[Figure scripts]

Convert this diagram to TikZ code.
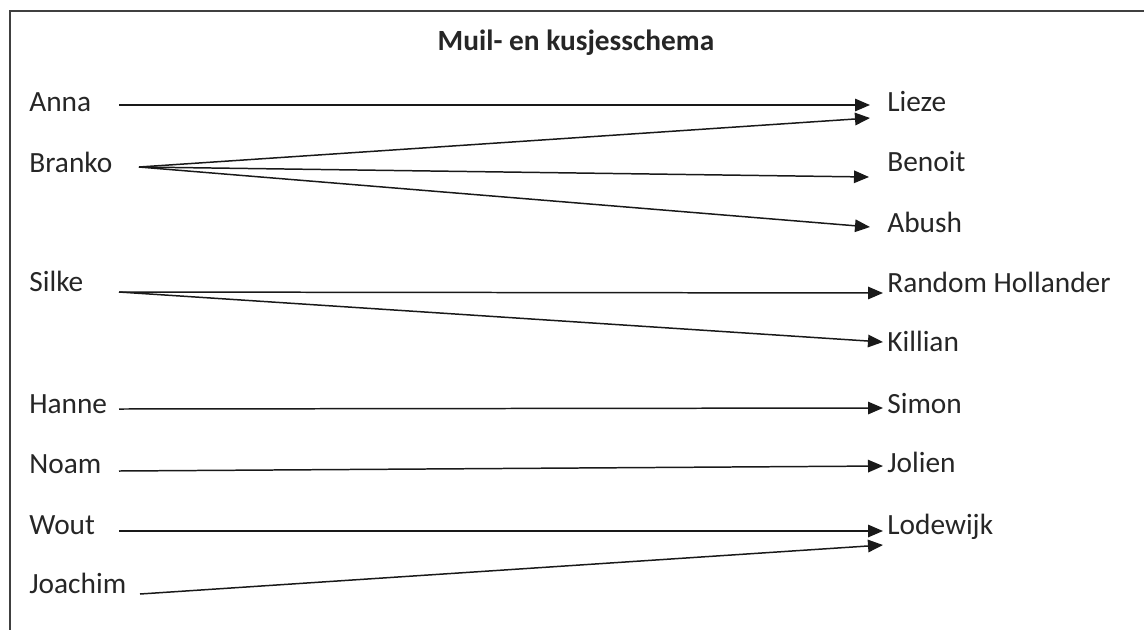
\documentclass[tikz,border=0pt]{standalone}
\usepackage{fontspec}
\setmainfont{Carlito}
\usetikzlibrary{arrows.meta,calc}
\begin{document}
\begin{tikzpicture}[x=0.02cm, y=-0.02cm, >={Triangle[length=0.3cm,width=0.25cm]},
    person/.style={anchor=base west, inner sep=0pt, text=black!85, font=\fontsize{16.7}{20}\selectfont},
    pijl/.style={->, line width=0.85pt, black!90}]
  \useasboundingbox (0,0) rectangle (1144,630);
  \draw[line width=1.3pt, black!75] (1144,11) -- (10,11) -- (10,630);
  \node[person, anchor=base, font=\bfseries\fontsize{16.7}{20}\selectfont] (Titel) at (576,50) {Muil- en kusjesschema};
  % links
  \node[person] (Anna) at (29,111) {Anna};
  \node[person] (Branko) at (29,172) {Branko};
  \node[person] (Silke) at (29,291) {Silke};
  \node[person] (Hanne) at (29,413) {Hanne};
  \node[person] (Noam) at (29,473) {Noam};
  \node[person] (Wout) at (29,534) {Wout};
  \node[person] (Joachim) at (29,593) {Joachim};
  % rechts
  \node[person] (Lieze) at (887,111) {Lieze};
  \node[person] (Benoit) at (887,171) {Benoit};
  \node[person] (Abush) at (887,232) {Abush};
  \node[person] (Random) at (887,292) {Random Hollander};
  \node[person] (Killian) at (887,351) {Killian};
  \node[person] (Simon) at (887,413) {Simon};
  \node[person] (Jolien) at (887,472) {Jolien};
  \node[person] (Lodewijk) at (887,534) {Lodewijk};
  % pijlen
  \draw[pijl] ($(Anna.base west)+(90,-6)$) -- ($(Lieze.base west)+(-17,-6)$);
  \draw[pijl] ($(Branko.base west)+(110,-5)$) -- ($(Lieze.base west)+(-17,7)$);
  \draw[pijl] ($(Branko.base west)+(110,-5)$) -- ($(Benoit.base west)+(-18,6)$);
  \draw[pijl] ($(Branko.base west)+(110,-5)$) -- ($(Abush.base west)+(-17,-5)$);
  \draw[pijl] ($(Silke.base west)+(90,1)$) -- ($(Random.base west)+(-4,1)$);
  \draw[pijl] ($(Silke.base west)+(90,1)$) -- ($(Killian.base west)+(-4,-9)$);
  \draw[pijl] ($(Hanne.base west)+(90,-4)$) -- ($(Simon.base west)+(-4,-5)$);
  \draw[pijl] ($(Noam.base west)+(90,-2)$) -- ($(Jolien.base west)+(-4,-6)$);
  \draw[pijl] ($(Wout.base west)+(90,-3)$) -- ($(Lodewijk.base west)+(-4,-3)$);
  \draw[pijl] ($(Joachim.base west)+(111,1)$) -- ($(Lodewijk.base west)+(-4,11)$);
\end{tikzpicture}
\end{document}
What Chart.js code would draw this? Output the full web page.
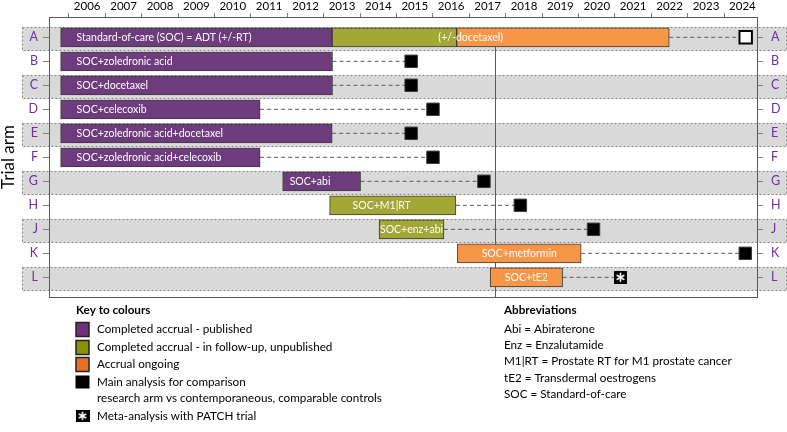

● **Given problem**
Output all of the records exactly as they appear above, but not the pictures.

● **Result for this task**
Convert this diagram to TikZ code.
\documentclass[tikz,border=0pt]{standalone}
\usepackage{fontspec}
\setmainfont{Carlito}
\usetikzlibrary{arrows.meta,calc}
\begin{document}
\begin{tikzpicture}[x=0.02cm, y=-0.02cm, >={Triangle[length=0.3cm,width=0.25cm]},
    person/.style={anchor=base west, inner sep=0pt, text=black!85, font=\fontsize{16.7}{20}\selectfont},
    pijl/.style={->, line width=0.85pt, black!90}]
  \useasboundingbox (0,0) rectangle (1144,630);
  \draw[line width=1.3pt, black!75] (1144,11) -- (10,11) -- (10,630);
  \node[person, anchor=base, font=\bfseries\fontsize{16.7}{20}\selectfont] (Titel) at (576,50) {Muil- en kusjesschema};
  % links
  \node[person] (Anna) at (29,111) {Anna};
  \node[person] (Branko) at (29,172) {Branko};
  \node[person] (Silke) at (29,291) {Silke};
  \node[person] (Hanne) at (29,413) {Hanne};
  \node[person] (Noam) at (29,473) {Noam};
  \node[person] (Wout) at (29,534) {Wout};
  \node[person] (Joachim) at (29,593) {Joachim};
  % rechts
  \node[person] (Lieze) at (887,111) {Lieze};
  \node[person] (Benoit) at (887,171) {Benoit};
  \node[person] (Abush) at (887,232) {Abush};
  \node[person] (Random) at (887,292) {Random Hollander};
  \node[person] (Killian) at (887,351) {Killian};
  \node[person] (Simon) at (887,413) {Simon};
  \node[person] (Jolien) at (887,472) {Jolien};
  \node[person] (Lodewijk) at (887,534) {Lodewijk};
  % pijlen
  \draw[pijl] ($(Anna.base west)+(90,-6)$) -- ($(Lieze.base west)+(-17,-6)$);
  \draw[pijl] ($(Branko.base west)+(110,-5)$) -- ($(Lieze.base west)+(-17,7)$);
  \draw[pijl] ($(Branko.base west)+(110,-5)$) -- ($(Benoit.base west)+(-18,6)$);
  \draw[pijl] ($(Branko.base west)+(110,-5)$) -- ($(Abush.base west)+(-17,-5)$);
  \draw[pijl] ($(Silke.base west)+(90,1)$) -- ($(Random.base west)+(-4,1)$);
  \draw[pijl] ($(Silke.base west)+(90,1)$) -- ($(Killian.base west)+(-4,-9)$);
  \draw[pijl] ($(Hanne.base west)+(90,-4)$) -- ($(Simon.base west)+(-4,-5)$);
  \draw[pijl] ($(Noam.base west)+(90,-2)$) -- ($(Jolien.base west)+(-4,-6)$);
  \draw[pijl] ($(Wout.base west)+(90,-3)$) -- ($(Lodewijk.base west)+(-4,-3)$);
  \draw[pijl] ($(Joachim.base west)+(111,1)$) -- ($(Lodewijk.base west)+(-4,11)$);
\end{tikzpicture}
\end{document}
What Chart.js code would draw this? Output the full web page.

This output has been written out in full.